Stuffed with date paste, or chopped walnuts, and dusted with powdered sugar, these short, buttery pastries originate from the Levantine region of the Middle East.
- Ingredients
- Method
Method
Step 1
Put the mastic in a mortar with 1 teaspoon of the sugar and grind to a powder. Tip into a bowl and add the remaining sugar, along with the semolina, flour and mahleb. Mix together.
Step 2
Add the ghee and rub in with your fingertips until the mixture resembles fine crumbs. Add the orange blossom and rose waters and bring the dough together with your hands. Tip out onto a floured worktop. Knead for 5 minutes, until smooth, then wrap in cling film and chill for 30 minutes, to rest.
Step 3
For the date filling, place the dates in the bowl of a mini food processor with the rose water, cinnamon and mahleb and blitz to a paste. Divide the mixture into 6 and roll into balls (wet hands will prevent the paste sticking).
Step 4
For the walnut filling, place the walnuts in the bowl of a mini food processor with the raisins, honey and cardamom and blitz to a paste. Divide the mixture into 6 and roll into balls.
Step 5
Heat the oven to 200°C/180°C fan/400°F/Gas 6. Divide the dough into 12 pieces, each of about 25g.
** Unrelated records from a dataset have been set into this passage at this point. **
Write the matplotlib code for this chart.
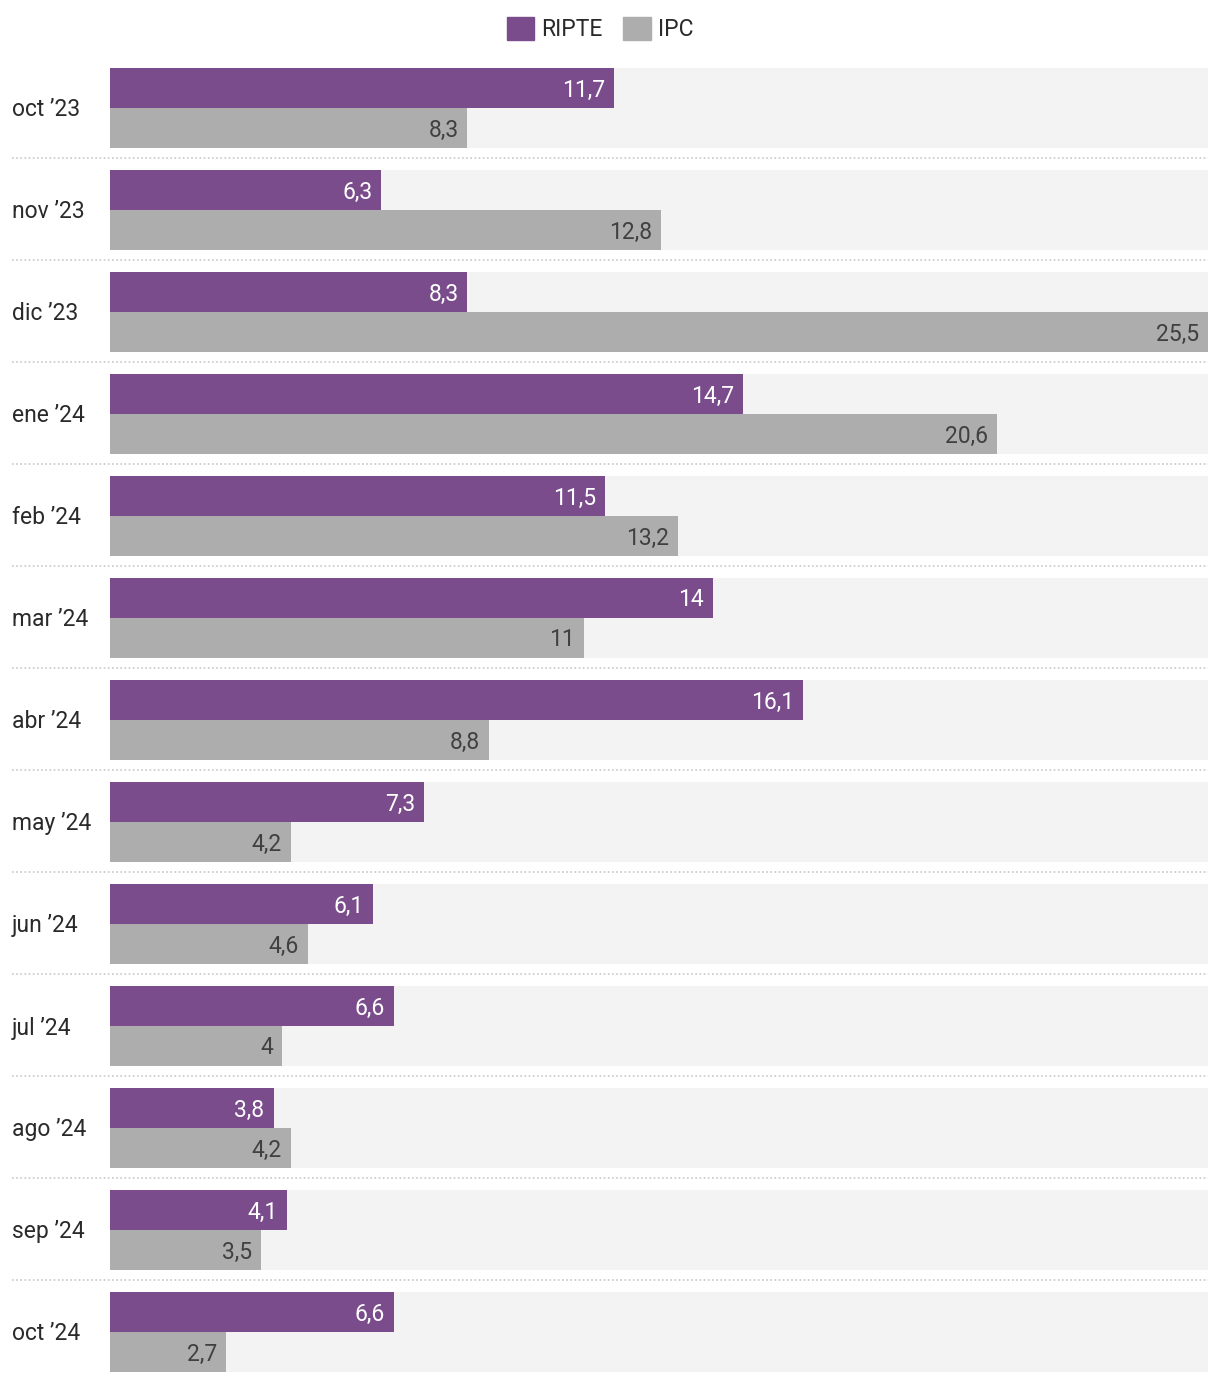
import matplotlib
matplotlib.use("Agg")
import matplotlib.pyplot as plt
from matplotlib.patches import Patch

months = ["oct ’23", "nov ’23", "dic ’23", "ene ’24", "feb ’24", "mar ’24", "abr ’24",
          "may ’24", "jun ’24", "jul ’24", "ago ’24", "sep ’24", "oct ’24"]
ripte = [11.7, 6.3, 8.3, 14.7, 11.5, 14, 16.1, 7.3, 6.1, 6.6, 3.8, 4.1, 6.6]
ipc = [8.3, 12.8, 25.5, 20.6, 13.2, 11, 8.8, 4.2, 4.6, 4, 4.2, 3.5, 2.7]

PURPLE = "#7a4c8c"
GRAY = "#adadad"
BG = "#f3f3f3"

plt.rcParams["font.family"] = ["Roboto", "DejaVu Sans"]

W, H = 1220, 1384
fig = plt.figure(figsize=(W / 100, H / 100), dpi=100)
ax = fig.add_axes([110 / W, (H - 1372) / H, (1208 - 110) / W, (1372 - 68) / H])

xmax = max(ipc + ripte)
bar_h = 40 / 102
n = len(months)
fs = 16.5
dy = 2 / 102

def fmt(v):
    s = ("%.1f" % v).rstrip("0").rstrip(".")
    return s.replace(".", ",")

for i in range(n):
    ax.barh(i + bar_h, xmax, height=2 * bar_h, align="center", color=BG, zorder=1)
    ax.barh(i + bar_h / 2, ripte[i], height=bar_h, color=PURPLE, zorder=2)
    ax.barh(i + 1.5 * bar_h, ipc[i], height=bar_h, color=GRAY, zorder=2)
    off = 9 / 43.06
    ax.text(ripte[i] - off, i + bar_h / 2 + dy, fmt(ripte[i]), ha="right", va="center",
            color="white", fontsize=fs, zorder=3)
    ax.text(ipc[i] - off, i + 1.5 * bar_h + dy, fmt(ipc[i]), ha="right", va="center",
            color="#404040", fontsize=fs, zorder=3)
    ax.text(-98 / 43.06, i + bar_h + dy, months[i], ha="left", va="center",
            color="#2a2a2a", fontsize=fs)
    if i < n - 1:
        ax.plot([-98 / 43.06, xmax], [i + 90 / 102] * 2, color="#c8c8c8",
                linestyle=(0, (1, 1.5)), linewidth=1.2, clip_on=False)

ax.set_xlim(0, xmax)
ax.set_ylim(n - 1 + 2 * bar_h, 0)
ax.axis("off")

handles = [Patch(color=PURPLE, label="RIPTE"), Patch(color=GRAY, label="IPC")]
fig.legend(handles=handles, loc="center", bbox_to_anchor=(600 / W, 1 - 29 / H), ncol=2,
           frameon=False, fontsize=fs, handlelength=1.2, handleheight=1.2,
           handletextpad=0.3, columnspacing=0.9, labelcolor="#2a2a2a")

fig.savefig("out.png", dpi=100, facecolor="white")
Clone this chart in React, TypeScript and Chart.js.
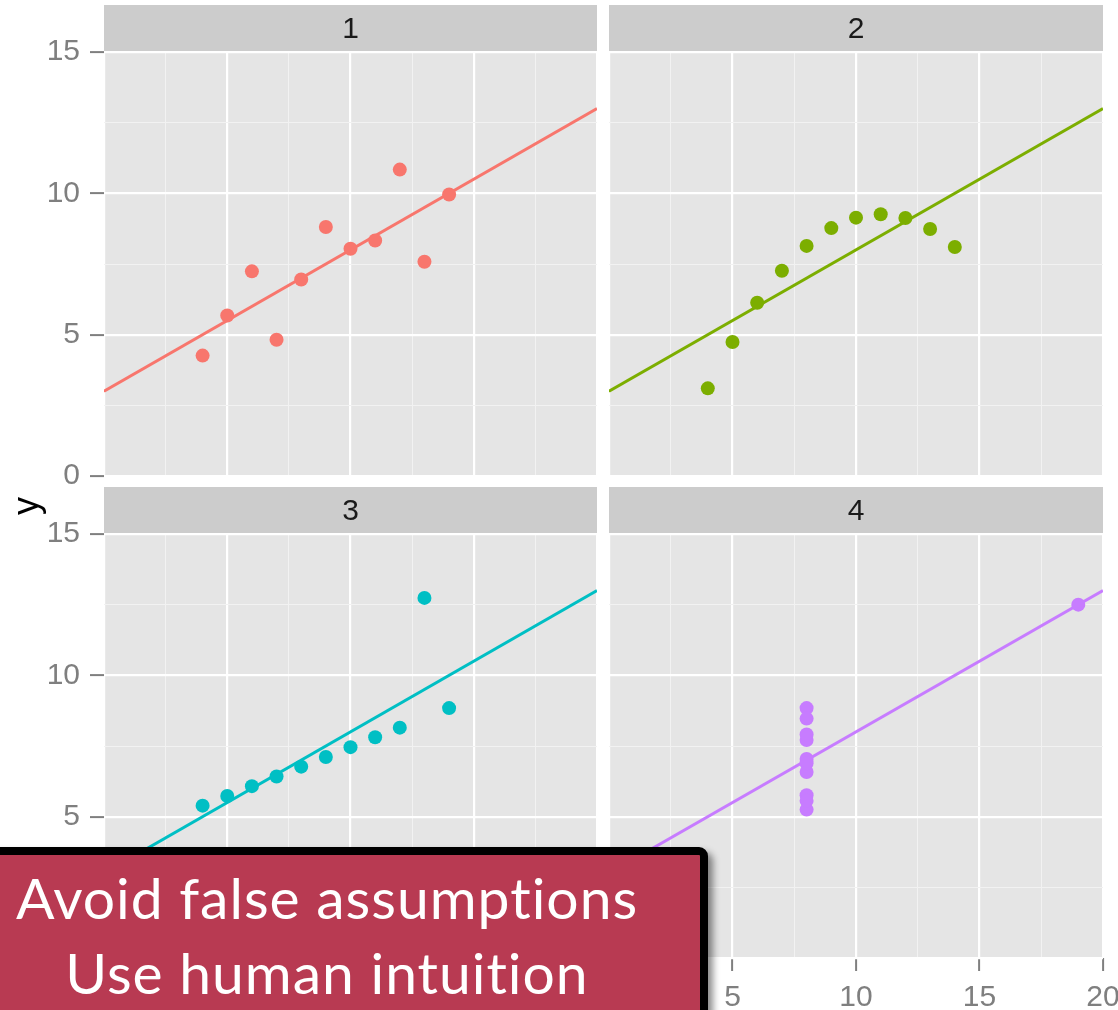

Roll each piece into a ball and cover with a damp tea towel.
Step 6
With damp hands, flatten each ball of dough in the palm of one hand, turning it around as you go and lifting the edges to form a little cup. The cups should be about 3mm thick and the sides about 3cm high.
Step 7
Fill 6 of the pastry cups with a ball of date filling and the remaining 6 pastry cups with a ball of walnut filling. Pinch the dough over the filling to seal and roll each into a ball.
Step 8
Lightly flour the ma’amoul mould and press one of the walnut-filled balls into the mould. Turn it out onto the lined baking sheet. Repeat with the remaining 5 walnut-filled balls.
Step 9
With the 6 date-filled balls, use the ma’amoul tongs and pinch the pastry to create a decorative design. Place on the lined baking sheet.
Step 10
Bake all the ma’amoul for 12–14 minutes, until golden on the bottom, but pale or very lightly golden around the edges. Remove from the oven, leave to cool on the sheet for 5 minutes, then transfer to a wire rack to cool completely. Dust the walnut ma’amoul with icing sugar before serving.